It’s holiday time and no matter which holidays your family celebrates, the following guidelines and may help you and your family enjoy the season with less stress. Children with special needs like ADHD and autism pick up on those stressful energies, so try to plan ahead as best you can!
Special events should be scheduled and planned ahead, particularly on days with lots of transitions or when routines need to be changed. Try written schedule or a colorful calendar, this way your child may feel calmer knowing what is coming up. Talk about the events coming up regularly and provide info for each event. Let them know which events will take place outside and which may be loud or crowded. Their anxieties may decrease just knowing what’s next.
Taking breaks can be helpful when situations are overwhelming. Set up code words or gestures that your child can use if he or she feels it’s too much to handle.
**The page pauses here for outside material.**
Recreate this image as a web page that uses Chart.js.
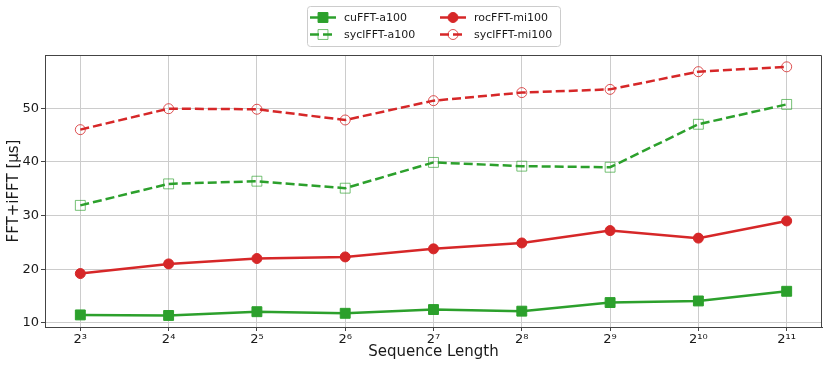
<!DOCTYPE html>
<html>
<head>
<meta charset="utf-8">
<script src="https://cdn.jsdelivr.net/npm/chart.js@4.4.1/dist/chart.umd.min.js"></script>
<style>
  html, body { margin: 0; padding: 0; background: #fff; }
  canvas { display: block; }
</style>
</head>
<body>
<canvas id="fftChart" width="830" height="369"></canvas>
<script>
// sequence length = 2^n, n from 3 to 11
const exponents = [3, 4, 5, 6, 7, 8, 9, 10, 11];
const supDigits = ['⁰', '¹', '²', '³', '⁴', '⁵', '⁶', '⁷', '⁸', '⁹'];

// FFT+iFFT time in microseconds
const cufftA100    = [11.5, 11.4, 12.1, 11.8, 12.5, 12.2, 13.8, 14.1, 15.9];
const syclfftA100  = [31.9, 35.9, 36.4, 35.1, 39.9, 39.2, 39.0, 47.0, 50.7];
const rocfftMi100  = [19.2, 21.0, 22.0, 22.3, 23.8, 24.9, 27.2, 25.8, 29.0];
const syclfftMi100 = [46.0, 49.9, 49.8, 47.8, 51.4, 52.9, 53.5, 56.8, 57.7];

const GREEN = '#2ca02c';
const RED = '#d62728';
const FONT = 'DejaVu Sans';

function toPoints(vals) {
  return vals.map((v, i) => ({ x: exponents[i], y: v }));
}

function supLabel(n) {
  return '2' + String(n).split('').map(d => supDigits[+d]).join('');
}

// matplotlib-style frame + legend box (2 columns, column-major)
const frameAndLegend = {
  id: 'frameAndLegend',
  afterDraw(chart) {
    const ctx = chart.ctx;
    const a = chart.chartArea;
    ctx.save();
    ctx.strokeStyle = '#444';
    ctx.lineWidth = 1;
    ctx.beginPath();
    ctx.moveTo(Math.round(a.left) + 0.5, Math.round(a.top) + 0.5);
    ctx.lineTo(Math.round(a.right) - 0.5, Math.round(a.top) + 0.5);
    ctx.lineTo(Math.round(a.right) - 0.5, Math.round(a.bottom));
    ctx.stroke();

    // legend frame
    ctx.fillStyle = 'rgba(255,255,255,0.8)';
    ctx.strokeStyle = '#cccccc';
    ctx.beginPath();
    ctx.roundRect(307.5, 6.5, 253, 40, 3);
    ctx.fill();
    ctx.stroke();

    const cols = [[0, 1], [2, 3]];
    const colX = [310, 440];
    const rowY = [17.5, 34.5];
    ctx.font = '11px "' + FONT + '"';
    ctx.textBaseline = 'middle';
    cols.forEach((col, c) => {
      col.forEach((dsIndex, r) => {
        const ds = chart.data.datasets[dsIndex];
        const x = colX[c], y = rowY[r];
        ctx.strokeStyle = ds.borderColor;
        ctx.lineWidth = ds.borderWidth;
        ctx.setLineDash(ds.borderDash || []);
        ctx.beginPath();
        ctx.moveTo(x, y);
        ctx.lineTo(x + 26, y);
        ctx.stroke();
        ctx.setLineDash([]);
        ctx.fillStyle = ds.pointBackgroundColor;
        ctx.strokeStyle = ds.pointBorderColor;
        ctx.lineWidth = ds.pointBorderWidth;
        Chart.helpers.drawPoint(ctx, {
          pointStyle: ds.pointStyle, radius: ds.pointRadius,
          borderWidth: ds.pointBorderWidth, rotation: 0
        }, x + 13, y);
        ctx.fillStyle = '#1a1a1a';
        ctx.textAlign = 'left';
        ctx.fillText(ds.label, x + 34, y + 0.5);
      });
    });
    ctx.restore();
  }
};

const ctx = document.getElementById('fftChart').getContext('2d');
new Chart(ctx, {
  type: 'line',
  data: {
    datasets: [
      {
        label: 'cuFFT-a100', data: toPoints(cufftA100),
        borderColor: GREEN, borderWidth: 2.5,
        pointStyle: 'rect', pointRadius: 7, pointBorderWidth: 1,
        pointBackgroundColor: GREEN, pointBorderColor: GREEN
      },
      {
        label: 'syclFFT-a100', data: toPoints(syclfftA100),
        borderColor: GREEN, borderWidth: 2.5, borderDash: [9, 4],
        pointStyle: 'rect', pointRadius: 7, pointBorderWidth: 1,
        pointBackgroundColor: 'rgba(0,0,0,0)', pointBorderColor: 'rgba(44,160,44,0.65)'
      },
      {
        label: 'rocFFT-mi100', data: toPoints(rocfftMi100),
        borderColor: RED, borderWidth: 2.5,
        pointStyle: 'circle', pointRadius: 5, pointBorderWidth: 1,
        pointBackgroundColor: RED, pointBorderColor: RED
      },
      {
        label: 'syclFFT-mi100', data: toPoints(syclfftMi100),
        borderColor: RED, borderWidth: 2.5, borderDash: [9, 4],
        pointStyle: 'circle', pointRadius: 5, pointBorderWidth: 1,
        pointBackgroundColor: 'rgba(0,0,0,0)', pointBorderColor: 'rgba(214,39,40,0.8)'
      }
    ]
  },
  options: {
    responsive: false,
    animation: false,
    devicePixelRatio: 1,
    layout: { padding: { top: 55, right: 7, left: 0, bottom: 0 } },
    elements: { line: { tension: 0 } },
    plugins: {
      legend: { display: false },
      tooltip: { enabled: false }
    },
    scales: {
      x: {
        type: 'linear', min: 2.6, max: 11.4,
        afterFit(scale) { scale.height = 42; },
        grid: { color: '#cccccc', lineWidth: 1, tickLength: 4, tickColor: '#444' },
        border: { color: '#444', width: 1 },
        ticks: {
          stepSize: 1, includeBounds: false, padding: 1, color: '#1a1a1a',
          font: { family: FONT, size: 13 },
          callback: v => supLabel(v)
        },
        title: {
          display: true, text: 'Sequence Length', color: '#1a1a1a',
          font: { family: FONT, size: 15 }, padding: { top: 0, bottom: 8 }
        }
      },
      y: {
        min: 9.25, max: 59.9,
        afterFit(scale) { scale.width = 45; },
        grid: { color: '#cccccc', lineWidth: 1, tickLength: 4, tickColor: '#444' },
        border: { color: '#444', width: 1 },
        ticks: {
          stepSize: 10, includeBounds: false, padding: 2, color: '#1a1a1a',
          font: { family: FONT, size: 13 }
        },
        title: {
          display: true, text: 'FFT+iFFT [µs]', color: '#1a1a1a',
          font: { family: FONT, size: 15 }, padding: { top: 5, bottom: 0 }
        }
      }
    }
  },
  plugins: [frameAndLegend]
});
</script>
</body>
</html>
Assure them that you will respond quickly and break away from the overstimulating situation.
Know before you go…… have a quick family meeting so everyone knows how long you plan to stay at an event or party and how you expect them to behave. This helps neuro-typical children as well, since any child can get overwhelmed with the excitement of the holidays.
Be prepared by ahead of time by knowing your child’s specific limitations and how you will handle them before a potential meltdown. If your child has significant sensory sensitives you may need to have a plan before attending a party. If you think you will be in a noisy environment you may need to bring along ear plugs for your child or maybe small fidget toys to help soothe. And remember to make your child’s sleep schedule a priority, even in the midst of so many special events.
If your child has food sensitives or allergies that prevent them from eating holiday treats, plan ahead to offer fun and tasty alternatives from home. Decorations within your home may also be over stimulating. You know what your child can and cannot tolerate, so use lights and colors and other decorations within their tolerance level. Let your child help you decorate for the holidays so they are involved in the changes that take place in their comforting environment.
The holiday season can be a fun time for everyone including children with special needs; especially when there are strategies put in place to help ease potential stressors!